**TASK DETAILS:**
Quote each line of the material verbatim, without the pictures.

--- Start ---

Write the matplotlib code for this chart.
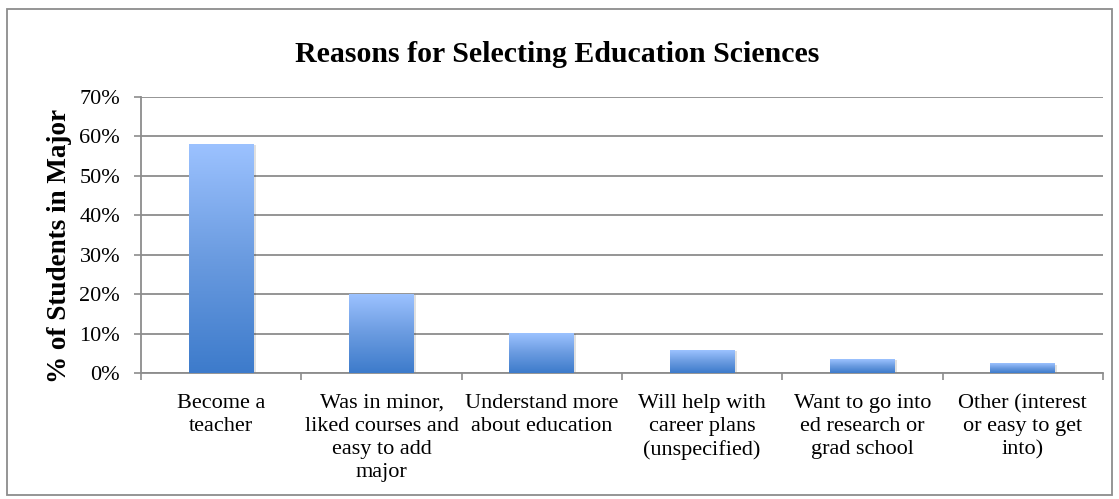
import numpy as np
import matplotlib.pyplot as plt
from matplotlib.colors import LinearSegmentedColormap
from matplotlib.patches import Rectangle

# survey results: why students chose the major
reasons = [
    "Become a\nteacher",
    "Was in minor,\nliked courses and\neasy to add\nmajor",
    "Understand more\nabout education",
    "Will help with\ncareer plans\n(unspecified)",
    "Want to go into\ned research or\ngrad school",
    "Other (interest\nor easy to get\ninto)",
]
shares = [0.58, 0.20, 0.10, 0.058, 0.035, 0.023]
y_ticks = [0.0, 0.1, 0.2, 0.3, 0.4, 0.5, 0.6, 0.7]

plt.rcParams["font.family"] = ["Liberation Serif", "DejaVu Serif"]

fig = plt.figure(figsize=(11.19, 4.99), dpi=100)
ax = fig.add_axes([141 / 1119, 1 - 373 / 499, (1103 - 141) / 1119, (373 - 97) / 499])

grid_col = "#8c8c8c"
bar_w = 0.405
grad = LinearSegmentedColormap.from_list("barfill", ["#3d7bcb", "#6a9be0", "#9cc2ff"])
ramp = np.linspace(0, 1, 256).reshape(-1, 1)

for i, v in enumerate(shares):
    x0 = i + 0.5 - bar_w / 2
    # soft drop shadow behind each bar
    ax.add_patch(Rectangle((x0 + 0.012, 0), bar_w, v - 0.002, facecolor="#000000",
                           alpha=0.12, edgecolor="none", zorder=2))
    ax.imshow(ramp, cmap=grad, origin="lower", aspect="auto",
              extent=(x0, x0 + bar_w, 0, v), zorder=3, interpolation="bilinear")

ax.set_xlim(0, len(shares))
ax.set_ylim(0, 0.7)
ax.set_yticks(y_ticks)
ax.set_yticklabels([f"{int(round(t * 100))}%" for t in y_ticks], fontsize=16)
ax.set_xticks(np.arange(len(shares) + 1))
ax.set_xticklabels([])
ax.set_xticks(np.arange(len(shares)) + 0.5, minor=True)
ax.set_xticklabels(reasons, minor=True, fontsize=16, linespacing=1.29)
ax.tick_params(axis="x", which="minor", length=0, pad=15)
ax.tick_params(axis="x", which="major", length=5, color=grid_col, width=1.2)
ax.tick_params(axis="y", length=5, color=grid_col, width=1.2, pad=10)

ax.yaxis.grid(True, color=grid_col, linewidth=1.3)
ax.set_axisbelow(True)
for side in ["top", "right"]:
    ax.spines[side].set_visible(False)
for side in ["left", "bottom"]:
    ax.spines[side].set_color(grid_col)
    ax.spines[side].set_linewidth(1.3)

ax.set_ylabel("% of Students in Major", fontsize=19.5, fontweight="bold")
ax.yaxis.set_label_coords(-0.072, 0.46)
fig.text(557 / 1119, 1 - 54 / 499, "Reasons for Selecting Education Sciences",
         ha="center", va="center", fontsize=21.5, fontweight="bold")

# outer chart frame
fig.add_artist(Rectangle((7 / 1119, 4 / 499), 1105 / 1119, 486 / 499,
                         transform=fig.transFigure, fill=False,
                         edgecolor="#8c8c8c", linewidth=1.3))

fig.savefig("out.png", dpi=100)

--- End ---

**RESPONSE BELOW:**
Write the matplotlib code for this chart.
import numpy as np
import matplotlib.pyplot as plt
from matplotlib.colors import LinearSegmentedColormap
from matplotlib.patches import Rectangle

# survey results: why students chose the major
reasons = [
    "Become a\nteacher",
    "Was in minor,\nliked courses and\neasy to add\nmajor",
    "Understand more\nabout education",
    "Will help with\ncareer plans\n(unspecified)",
    "Want to go into\ned research or\ngrad school",
    "Other (interest\nor easy to get\ninto)",
]
shares = [0.58, 0.20, 0.10, 0.058, 0.035, 0.023]
y_ticks = [0.0, 0.1, 0.2, 0.3, 0.4, 0.5, 0.6, 0.7]

plt.rcParams["font.family"] = ["Liberation Serif", "DejaVu Serif"]

fig = plt.figure(figsize=(11.19, 4.99), dpi=100)
ax = fig.add_axes([141 / 1119, 1 - 373 / 499, (1103 - 141) / 1119, (373 - 97) / 499])

grid_col = "#8c8c8c"
bar_w = 0.405
grad = LinearSegmentedColormap.from_list("barfill", ["#3d7bcb", "#6a9be0", "#9cc2ff"])
ramp = np.linspace(0, 1, 256).reshape(-1, 1)

for i, v in enumerate(shares):
    x0 = i + 0.5 - bar_w / 2
    # soft drop shadow behind each bar
    ax.add_patch(Rectangle((x0 + 0.012, 0), bar_w, v - 0.002, facecolor="#000000",
                           alpha=0.12, edgecolor="none", zorder=2))
    ax.imshow(ramp, cmap=grad, origin="lower", aspect="auto",
              extent=(x0, x0 + bar_w, 0, v), zorder=3, interpolation="bilinear")

ax.set_xlim(0, len(shares))
ax.set_ylim(0, 0.7)
ax.set_yticks(y_ticks)
ax.set_yticklabels([f"{int(round(t * 100))}%" for t in y_ticks], fontsize=16)
ax.set_xticks(np.arange(len(shares) + 1))
ax.set_xticklabels([])
ax.set_xticks(np.arange(len(shares)) + 0.5, minor=True)
ax.set_xticklabels(reasons, minor=True, fontsize=16, linespacing=1.29)
ax.tick_params(axis="x", which="minor", length=0, pad=15)
ax.tick_params(axis="x", which="major", length=5, color=grid_col, width=1.2)
ax.tick_params(axis="y", length=5, color=grid_col, width=1.2, pad=10)

ax.yaxis.grid(True, color=grid_col, linewidth=1.3)
ax.set_axisbelow(True)
for side in ["top", "right"]:
    ax.spines[side].set_visible(False)
for side in ["left", "bottom"]:
    ax.spines[side].set_color(grid_col)
    ax.spines[side].set_linewidth(1.3)

ax.set_ylabel("% of Students in Major", fontsize=19.5, fontweight="bold")
ax.yaxis.set_label_coords(-0.072, 0.46)
fig.text(557 / 1119, 1 - 54 / 499, "Reasons for Selecting Education Sciences",
         ha="center", va="center", fontsize=21.5, fontweight="bold")

# outer chart frame
fig.add_artist(Rectangle((7 / 1119, 4 / 499), 1105 / 1119, 486 / 499,
                         transform=fig.transFigure, fill=False,
                         edgecolor="#8c8c8c", linewidth=1.3))

fig.savefig("out.png", dpi=100)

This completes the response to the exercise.